Diastolic collapse of the right ventricle with cardiac tamponade: an echocardiographic study.

The value of a newly described echocardiographic sign for the detection of cardiac tamponade was retrospectively evaluated in 91 patients. M-mode echocardiograms were reviewed in 86 patients, 36 of whom had concurrent two-dimensional echocardiographic examinations; in five patients, only two-dimensional echocardiography was performed. Cardiac tamponade was clinically present in 17 patients, 14 of whom had abnormal posterior motion of the right ventricular free wall in early diastole. Two of the 17 patients with tamponade had equivocally abnormal motion and one had normal wall motion. The patient with normal wall motion was later proved to have predominantly constrictive pericardial disease. In all cases, the abnormal wall motion reverted to normal after a definitive drainage procedure.
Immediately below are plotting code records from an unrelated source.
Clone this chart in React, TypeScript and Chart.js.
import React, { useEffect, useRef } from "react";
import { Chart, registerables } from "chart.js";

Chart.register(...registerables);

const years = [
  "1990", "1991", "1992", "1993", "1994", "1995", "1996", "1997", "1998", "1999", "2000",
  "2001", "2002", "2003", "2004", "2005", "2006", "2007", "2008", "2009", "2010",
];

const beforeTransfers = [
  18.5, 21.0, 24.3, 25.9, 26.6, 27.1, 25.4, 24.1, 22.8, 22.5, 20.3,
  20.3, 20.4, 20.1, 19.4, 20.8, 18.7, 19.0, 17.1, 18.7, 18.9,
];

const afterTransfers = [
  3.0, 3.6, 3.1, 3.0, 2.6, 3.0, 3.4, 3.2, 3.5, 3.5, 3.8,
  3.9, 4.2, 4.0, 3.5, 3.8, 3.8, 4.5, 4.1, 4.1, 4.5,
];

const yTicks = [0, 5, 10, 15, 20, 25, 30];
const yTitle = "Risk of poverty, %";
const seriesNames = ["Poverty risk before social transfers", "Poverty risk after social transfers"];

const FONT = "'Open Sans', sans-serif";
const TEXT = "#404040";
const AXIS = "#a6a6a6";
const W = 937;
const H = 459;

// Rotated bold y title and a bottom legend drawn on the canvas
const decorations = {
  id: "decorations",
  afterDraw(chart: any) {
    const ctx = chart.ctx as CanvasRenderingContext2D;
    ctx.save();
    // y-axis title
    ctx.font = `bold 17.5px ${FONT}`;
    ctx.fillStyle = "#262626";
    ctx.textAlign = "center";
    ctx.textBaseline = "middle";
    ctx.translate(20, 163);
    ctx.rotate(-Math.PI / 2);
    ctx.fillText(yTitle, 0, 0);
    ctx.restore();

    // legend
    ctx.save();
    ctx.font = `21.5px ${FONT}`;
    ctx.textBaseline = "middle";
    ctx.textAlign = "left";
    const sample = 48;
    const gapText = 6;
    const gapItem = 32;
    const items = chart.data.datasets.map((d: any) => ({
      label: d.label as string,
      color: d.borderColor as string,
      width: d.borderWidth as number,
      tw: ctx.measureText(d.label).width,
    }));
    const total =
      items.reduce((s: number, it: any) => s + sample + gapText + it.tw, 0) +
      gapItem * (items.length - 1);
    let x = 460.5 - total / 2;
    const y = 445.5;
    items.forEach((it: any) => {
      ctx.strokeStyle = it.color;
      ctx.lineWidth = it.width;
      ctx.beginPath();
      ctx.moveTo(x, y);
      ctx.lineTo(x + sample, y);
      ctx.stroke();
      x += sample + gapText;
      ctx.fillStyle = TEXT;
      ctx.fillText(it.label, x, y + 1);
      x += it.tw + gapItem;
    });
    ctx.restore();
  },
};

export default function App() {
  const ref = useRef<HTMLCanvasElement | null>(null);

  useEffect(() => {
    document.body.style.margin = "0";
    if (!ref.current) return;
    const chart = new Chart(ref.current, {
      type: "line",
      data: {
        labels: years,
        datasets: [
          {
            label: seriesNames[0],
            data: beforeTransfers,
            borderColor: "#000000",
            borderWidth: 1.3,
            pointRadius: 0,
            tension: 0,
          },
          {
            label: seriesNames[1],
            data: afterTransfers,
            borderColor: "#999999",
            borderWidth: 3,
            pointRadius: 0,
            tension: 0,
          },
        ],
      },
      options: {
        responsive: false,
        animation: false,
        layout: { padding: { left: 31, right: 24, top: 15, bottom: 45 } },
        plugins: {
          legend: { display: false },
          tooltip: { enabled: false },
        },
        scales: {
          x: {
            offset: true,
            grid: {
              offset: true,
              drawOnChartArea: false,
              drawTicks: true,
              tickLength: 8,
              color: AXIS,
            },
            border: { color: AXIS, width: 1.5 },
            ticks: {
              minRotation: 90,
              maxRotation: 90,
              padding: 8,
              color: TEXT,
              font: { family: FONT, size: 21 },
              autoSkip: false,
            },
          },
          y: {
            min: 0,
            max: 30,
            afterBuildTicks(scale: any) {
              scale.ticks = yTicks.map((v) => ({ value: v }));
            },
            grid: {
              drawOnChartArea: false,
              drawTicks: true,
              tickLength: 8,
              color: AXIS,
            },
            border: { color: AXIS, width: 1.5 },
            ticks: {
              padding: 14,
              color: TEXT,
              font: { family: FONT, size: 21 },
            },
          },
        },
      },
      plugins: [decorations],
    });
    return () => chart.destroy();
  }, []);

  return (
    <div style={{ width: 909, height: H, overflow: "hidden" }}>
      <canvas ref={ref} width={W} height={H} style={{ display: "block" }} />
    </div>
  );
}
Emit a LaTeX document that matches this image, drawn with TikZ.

Two-dimensional echocardiography confirmed that the abnormal right ventricular wall motion represented a true collapse of the right ventricular cavity in early diastole. Of the 69 patients without clinical cardiac tamponade, only seven had abnormal right ventricular wall motion. Detection of abnormal diastolic right ventricular free wall motion may be a sensitive indicator or a hemodynamically significant pericardial effusion. Conversely, the presence of normal motion of the right ventricular free wall appears to be a reliable indicator that the pericardial effusion is exerting little effect on overall cardiac function.